Устав такого менеджера проистекал из старинного дела, «Эмори против Гарвардского колледжа, 1831», где суд постановил, что доверенное лицо должно вести себя «как подобает Предусмотрительному Человеку». А Предусмотрительный Человек — это человек, который бережет капитал, который консервативен, который вовремя завтракает, а ленч проводит в Клубе. И который, умирая, оставляет наследство, вызывающее восхищение адвокатов своей гармоничностью и надежностью. Предусмотрительный Человек, управлявший ценными бумагами, делал свой бизнес с однокашниками по колледжу, которые были брокерами, а самым радикальным его шагом могло быть то, что он сокращал долю акций «Стил» с 3,3 процента до 2,9 процента с тем, чтобы прикупить чуть больше акций «Телефон».

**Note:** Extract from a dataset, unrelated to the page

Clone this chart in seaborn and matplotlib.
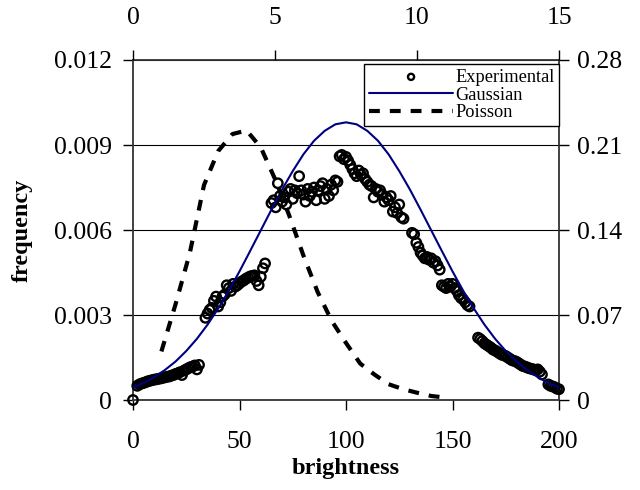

А потом стали происходить кое-какие вещи. Во-первых, в игру вошла новая группа менеджеров. Вы помните, что на Уолл-Стрит недоставало целого поколения, потому что с 1929 по 1947 туда никто не шел. Поколению, пришедшему на Стрит в двадцатые, сейчас за шестьдесят и за семьдесят. Следующее поколение — это люди тридцати, максимум сорока с небольшим лет. Различия в отношении этих поколений к жизни даже больше, чем в обычном противостоянии отцов и детей.

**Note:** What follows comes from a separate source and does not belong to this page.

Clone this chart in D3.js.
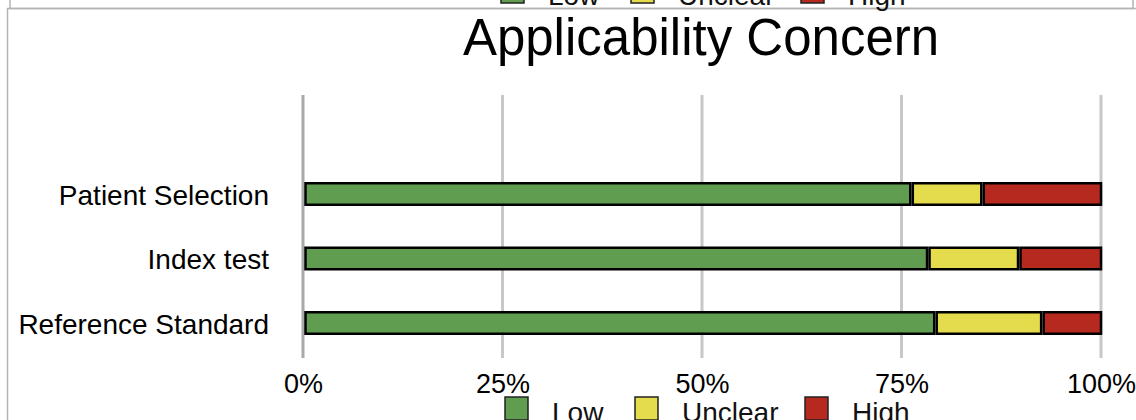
<!DOCTYPE html>
<html>
<head>
<meta charset="utf-8">
<script src="https://cdn.jsdelivr.net/npm/d3@7"></script>
<style>
  html, body { margin: 0; padding: 0; background: #fff; }
  svg { display: block; font-family: "Liberation Sans", Arial, Helvetica, sans-serif; }
</style>
</head>
<body>
<svg width="1136" height="420"></svg>
<script>
// data (percent of studies)
const categories = ["Patient Selection", "Index test", "Reference Standard"];
const levels = ["Low", "Unclear", "High"];
const lowValues = [76.1, 78.2, 79.1];
const unclearValues = [8.9, 11.4, 13.4];
const highValues = [15.0, 10.4, 7.5];
const tickValues = [0, 25, 50, 75, 100];
const title = "Applicability Concern";

const colors = { Low: "#619d51", Unclear: "#e4dc4c", High: "#b6291f" };

const svg = d3.select("svg");

const rows = categories.map((c, i) => ({
    category: c,
    Low: lowValues[i],
    Unclear: unclearValues[i],
    High: highValues[i]
}));

const x = d3.scaleLinear().domain([0, 100]).range([303, 1101]);
const y = d3.scaleBand()
    .domain(categories)
    .range([161.75, 355.25])
    .paddingInner(0.628)
    .paddingOuter(0.314);

// frame lines (bottom of the previous panel and left side of this one)
const frame = svg.append("g").attr("stroke", "#b4b4b4").attr("stroke-width", 1.5).attr("fill", "none");
frame.append("path").attr("d", "M10,0V8.5H1133V0");
frame.append("path").attr("d", "M7.5,8.5V420");
frame.append("path").attr("d", "M7,8.5H1136");

// legend that belongs to the panel above, cut off by the top edge
function legend(g) {
    const xs = [505, 635, 805];
    const items = g.selectAll("g").data(levels).enter().append("g")
        .attr("transform", (d, i) => `translate(${xs[i]},0)`);
    items.append("rect")
        .attr("width", 23).attr("height", 23)
        .attr("fill", d => colors[d])
        .attr("stroke", "#222").attr("stroke-width", 1.5);
    items.append("text")
        .attr("x", 47).attr("y", 25)
        .attr("font-size", 28)
        .attr("fill", "#111")
        .text(d => d);
}
svg.append("g").attr("transform", "translate(-4,-20)").call(legend);

// title
svg.append("text")
    .attr("x", 701).attr("y", 55)
    .attr("text-anchor", "middle")
    .attr("font-size", 51)
    .attr("fill", "#000")
    .text(title);

// vertical grid lines
svg.append("g")
    .selectAll("line")
    .data(tickValues)
    .enter().append("line")
    .attr("x1", d => x(d)).attr("x2", d => x(d))
    .attr("y1", 95).attr("y2", 358)
    .attr("stroke", d => d === 0 ? "#a9a9a9" : "#c8c8c8")
    .attr("stroke-width", 3);

// x axis labels
const xAxis = d3.axisBottom(x)
    .tickValues(tickValues)
    .tickFormat(d => d + "%")
    .tickSize(0)
    .tickPadding(0);
const axisG = svg.append("g").attr("transform", "translate(0,372)").call(xAxis);
axisG.select(".domain").remove();
axisG.selectAll("text")
    .attr("font-size", 27)
    .attr("fill", "#000")
    .attr("font-family", "inherit")
    .attr("dy", "0.78em");

// category labels
svg.append("g")
    .selectAll("text")
    .data(categories)
    .enter().append("text")
    .attr("x", 269)
    .attr("y", d => y(d) + y.bandwidth() / 2)
    .attr("dy", "0.38em")
    .attr("text-anchor", "end")
    .attr("font-size", 28)
    .attr("fill", "#000")
    .text(d => d);

// stacked bars
const stacked = d3.stack().keys(levels)(rows);
svg.append("g")
    .selectAll("g")
    .data(stacked)
    .enter().append("g")
    .attr("fill", s => colors[s.key])
    .selectAll("rect")
    .data(s => s)
    .enter().append("rect")
    .attr("x", d => x(d[0]) + 2.5)
    .attr("y", d => y(d.data.category) + 1.25)
    .attr("width", d => Math.max(0, x(d[1]) - x(d[0]) - 2.5))
    .attr("height", y.bandwidth() - 2.5)
    .attr("stroke", "#000")
    .attr("stroke-width", 2.5);

// legend of this panel, cut off by the bottom edge
svg.append("g").attr("transform", "translate(0,397)").call(legend);
</script>
</body>
</html>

Для старшего поколения Великая Депрессия тридцатых годов была мощной и глубокой травмой. Биржа рухнула в 1929 году, но это было еще не самое страшное. В 1930-м произошло кое-какое оживление, а потом началась непрекращающаяся эрозия, насмерть перепугавшая всех. «Юнайтед Стейтс Стал», продававшиеся 3 сентября 1929 года по 262 доллара за акцию, сползли до 22. «Дженерал Моторз» соскользнули с 73 до 8. «Монтгомери Уорд» съехали со 138 до 4. «Юнайтед Фаундерз» рухнули с 70 долларов до пятидесяти центов. «Америкэн Фаундерз» свалились до тех же пятидесяти центов с отметки 117.

Перелистать все номера «Уолл-стрит Джорнэл» и «Барронз» с 1929 по 1933 годы — как я сделал однажды — очень отрезвляющее занятие. Ежеквартальные отчеты продолжали настаивать: «Перспективы благоприятны», «Устойчивое выздоровление началось» — и так далее. Но никто не хотел ничего слышать. Те, что участвовали в торгах с брокерским кредитом, уже прогорели дотла в 1929 и 1930 гг. Но в период с 1930-го по 1933-й произошла иная трагедия. Предусмотрительный Человек, — без всякой маржи! — веривший в Долгосрочный Рост Американской Экономики, увидел, как его немаржевые портфели самых голубых фишек Америки рухнули на 80-90 процентов.

Профессор Йельского университета Ирвинг Фишер, обессмертивший себя заявлением, сделанным 17 октября 1929 года о том, что «биржевые акции достигли в своем росте постоянного уровня», был вынужден сдвинуть этот «постоянный уровень» на 90 процентов вниз и присоединиться к толпе Ле Бона. «Это была психология паники, — объяснял он. — Это была психология буйствующей толпы... Дело не в том, что цены на бирже были неоправданно высоки... Падение биржи было результатом психологии, в соответствии с которой она рухнула вниз, потому что двигалась вниз».